How can Europe improve its competitiveness while charges still exist in the UK, Germany, France, Italy and Austria? Is the Single European Sky close to becoming a reality?

The commission has underlined the Single European Sky in its new aviation strategy, or rather the lack of Single European Sky. They have made all the right proposals to make it a reality, the problem is that member states are not following suit. The commission has proposed regulatory packages to push forward with the Single European Sky, but they are blocked in the council because member states don’t want to progress. I’m not very optimistic.

In the aviation strategy the commission also raised the issue of aviation tax. It questions the logic of these taxes if our objective is indeed to allow aviation to contribute more to economic growth.
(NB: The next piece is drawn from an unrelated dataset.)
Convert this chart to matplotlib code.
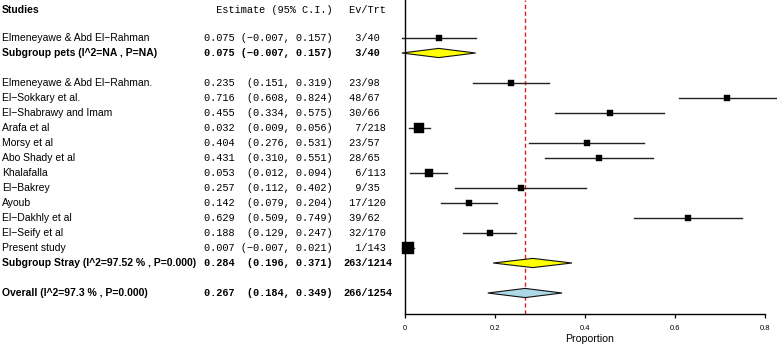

But again this is not an EU level competence, this is up to those member states concerned to become more rational and more logical and do away with their aviation taxes.

I think the commission has really set the right direction, it has proposed a strategy, but has underlined a number of things required, with the help of the member states, to turn that strategy into a reality.

This is what worries me a little, as there is currently friction and increasing tension between member states at EU level. I see the overall climate, in terms of promoting an EU agenda and delivering more Europe, becoming increasingly difficult. Clearly the political environment is not helpful for us as aviation. We need more Europe, not less.

Where I am more optimistic in terms of the Single European Sky however is in terms of the technological programme related to it, I’m talking about the SESAR programme. It has entered the deployment stage, and I think we are seeing some very promising new technologies and new operational processes that are going to be rolled out. The way the deployment of SESAR is being managed is very good, because it is industry led. This hopefully ensures synchronisation, which is key to make sure that we deploy SESAR in a cost effective way, and in an operationally efficient way.